Polda Metro Buka Posko Pengaduan Korban Klinik Kecantikan Ria Beauty

Polda Metro Buka Posko Pengaduan Korban Klinik Kecantikan Ria Beauty

JAKARTA, KOMPAS.com - Polda Metro Jaya membuka posko pengaduan untuk warga yang menjadi korban praktik klinik kecantikan Ria Beauty milik tersangka Ria Agustina (33).

Pasalnya, Kasubdit Renakta Ditreskrimum Polda Metro Jaya Kompol Syarifah Chaira Sukma berujar, pihaknya belum menerima laporan resmi dari korban.

Penangkapan terhadap Ria dan asistennya berinisial DN (58) merupakan laporan tipe A atau yang dibuat oleh anggota Polri yang mengalami, mengetahui, atau menemukan langsung peristiwa tersebut. 

“Untuk jumlah korban, memang belum ada yang melaporkan secara resmi kepada kami. (Tetapi) kami membuka peluang untuk mereka melaporkan ke kami. Jadi, akan kami data,” kata Syarifah kepada wartawan, Senin (9/12/2024).

Warga yang merasa menjadi korban diminta datang ke Unit 1 Remaja Anak dan Wanita (Renakta) Ditreskrimum Polda Metro Jaya dengan membawa sejumlah administrasi.

“Seperti bukti pembayaran (saat menjadi konsumen Ria Beauty), kartu tanda penduduk (KTP), dan foto-foto (pendukung),” ungkap Syarifah.

Lebih lanjut, Syarifah menyebut, tarif yang dipatok Ria untuk treatment derma roller di klinik kecantikannya beragam.
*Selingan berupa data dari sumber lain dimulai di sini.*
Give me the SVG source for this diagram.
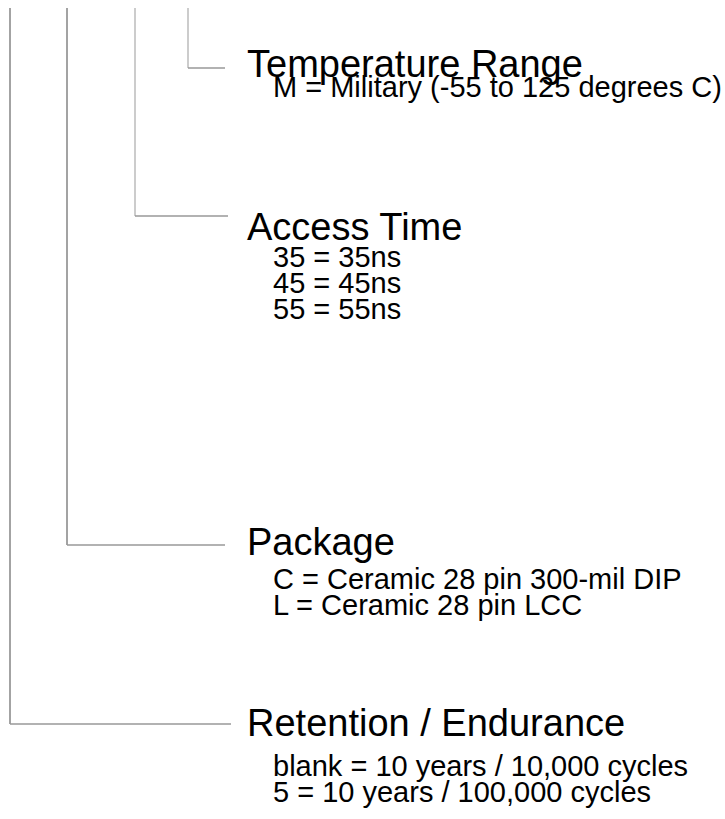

“Yang di muka saja itu kita membayar Rp 15 juta per sekali treatment, minimal. Bayangkan kalau satu hari bisa dilakukan untuk 12 sampai 15, omzetnya itu bisa sampai Rp 200 jutaan,” pungkas dia.

Diberitakan sebelumnya, penyidik Subdit Renakta Ditreskrimum Polda Metro Jaya menangkap pemilik klinik kecantikan Ria Beauty, Ria Agustina (33), dan karyawannya, DN (58), di kamar salah satu hotel wilayah Kuningan, Jakarta Selatan, Minggu (1/12/2024).

Ria dan DN ditangkap saat keduanya sedang memberikan layanan kecantikan terhadap tujuh pasien di kamar hotel 2028.

Tersangka diduga memproduksi atau mengedarkan barang farmasi dan atau alat kesehatan yang tidak memenuhi standar keamanan khasiat.

Mereka melangsungkan praktik klinik kecantikan sebagai seorang tenaga medis yang memiliki surat standar registrasi (STR) dan surat izin praktik (SIP), padahal tidak.

Keduanya diduga melanggar Pasal 435 jo Pasal 138 ayat (2) dan/atau ayat (3), serta/atau Pasal 439 jo Pasal 441 ayat (2) Undang-undang Republik Indonesia Nomor 17 Tahun 2023 tentang Kesehatan.